# How to get sub 20?



## PlutoCuber (Jul 24, 2009)

Today I got my first sub 20 Avg. It was 19.48. I got it because I was constantly looking ahead and executing algorithms at max speed. I do not consistently get sub 20 averages. For those of you with constant sub 20 averages please post the biggest tip that helped you get sub 20 solves.


----------



## ErikJ (Jul 24, 2009)

practice. that's it.


----------



## JoseRubik (Jul 24, 2009)

slow down in f2l, look ahead and practice a lot


----------



## pcharles93 (Jul 24, 2009)

Look ahead constantly and execute algorithms as fast as you can.

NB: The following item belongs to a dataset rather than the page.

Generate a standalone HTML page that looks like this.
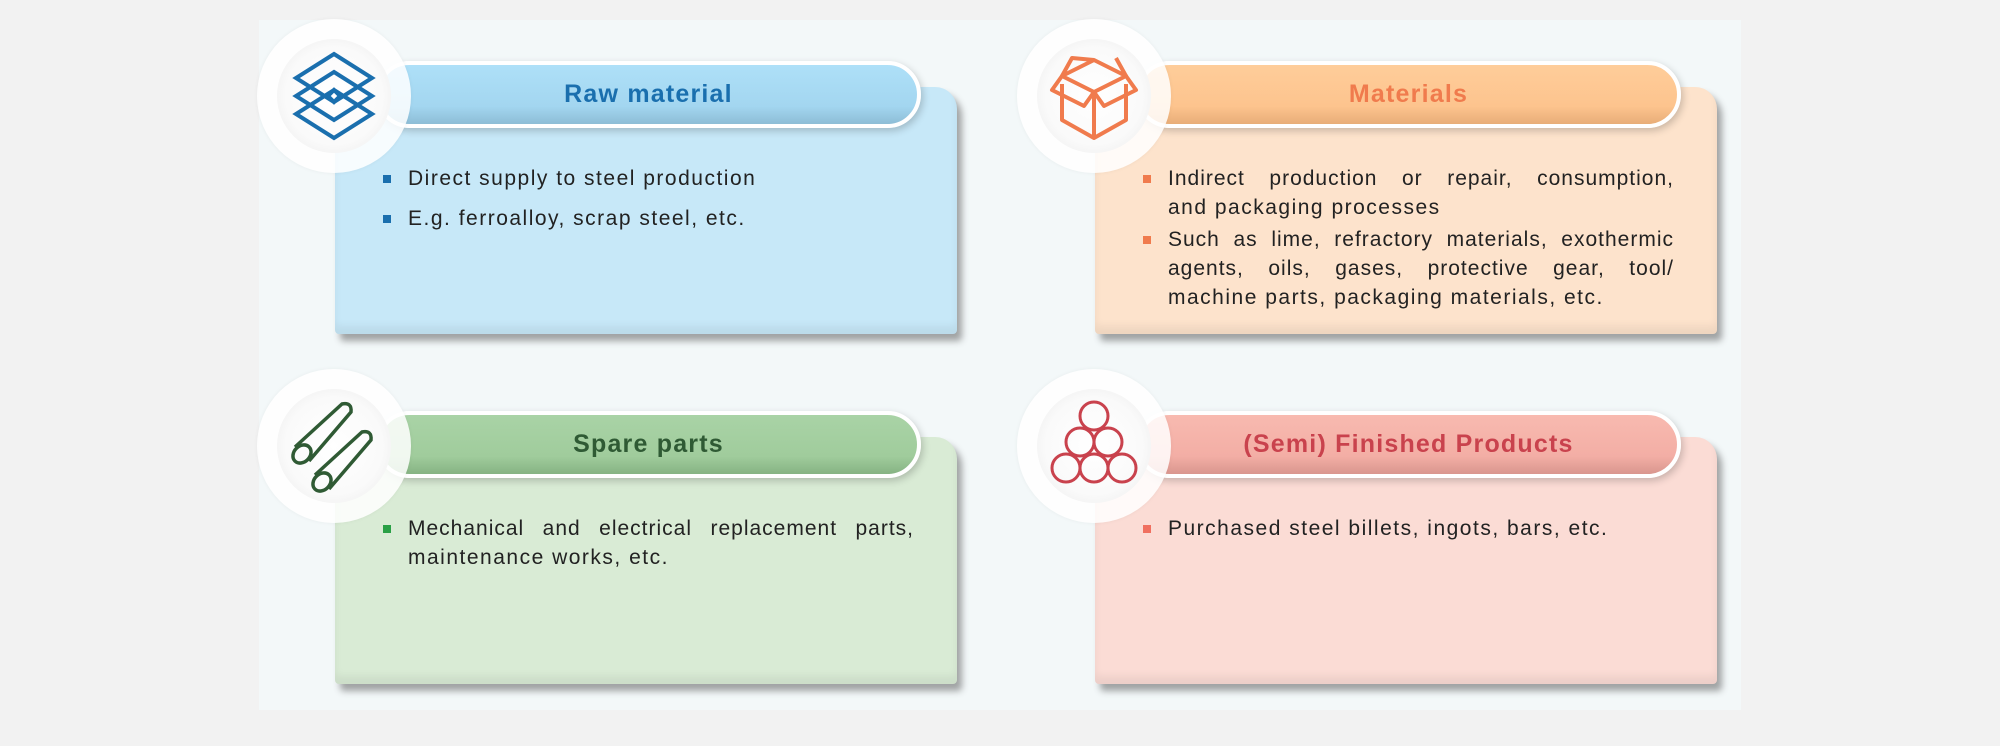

That's what I do.


----------



## 4Chan (Jul 24, 2009)

"The most important thing is that you dont concentrate and stuff, you just have to scramble, and...."


----------



## lowonthefoodchain (Jul 24, 2009)

Cubes=Life said:


> "The most important thing is that you dont concentrate and stuff, you just have to scramble, and...."



I do that time to time.

But to PlutoCuber, to me, be quick and comfortable with your algorithms.


----------



## JTW2007 (Jul 24, 2009)

F2L lookahead.


----------



## AlanAlanine (Jul 24, 2009)

is it just me, or was the orange face missing/scrambled on his cube?


----------



## cubekid57 (Jul 30, 2009)

Just practice your f2l and maybe you might want to increase your alg recongization and execution times.


----------



## KevinK (Aug 3, 2009)

Don't look at the timer while solving. I use to look at the timer just after I finish F2L. I stopped this habit a week ago and now I am consistently sub-20. Also, make sure that you plan out your ENTIRE cross during inspection. Again, this helped get me sub-20.


----------



## JLarsen (Aug 3, 2009)

Practice and stop over thinking how to get to sub 20.


----------



## JustinJ (Aug 3, 2009)

Sn3kyPandaMan said:


> Practice and stop over thinking how to get to sub 20.



+1

Once you understand that, you're set.


----------



## foxdi (Aug 3, 2009)

i slow down on the last move of my 

- cross 
- 1st pair
- 2nd pair
- 3rd pair
- oll

and prepare for the next thing to be done . this is how i practice . and i keep telling myself not to stop turning hehe .


----------



## carbon131 (Jan 13, 2014)

im not sub 20 and my tip is f2l slow while looking ahead then last layer as fast an you can also learn full pll and oll good luck


----------



## Ultimate Cuber (Jan 29, 2014)

(1) PRACTICE! This is definitely the main thing that helps you get faster.
(2) If you use CFOP learning all the OLLs and PLLs really helps.
(3) Learning advanced stuff like COLL, ZBLS, and VHLS can also improve times.
(4) Go slow and practice looking ahead.
(5) Drill algorithms.


----------



## cfcuber (Jan 29, 2014)

Just practice. It's difficult, but anyone can do it.


----------



## CubingForLife (Jan 31, 2016)

how to get consistent sub 20 solves?
my cross+f2l finishes at about 10-13 secs usually


----------



## crafto22 (Feb 5, 2016)

Just try to practise a lot, sub-20 isn't that hard IMO


----------



## CubePro (Feb 6, 2016)

JLarsen said:


> Practice and stop over thinking how to get to sub 20.



:tu

But, if you want to get sub-20 looking ahead will help you a lot. And start learning the OLLs and the PLLs(If you haven't already).


----------



## CubingForLife (Feb 6, 2016)

I made it 
I am getting consistent sub20 ao12s and got a sub 20 ao100


----------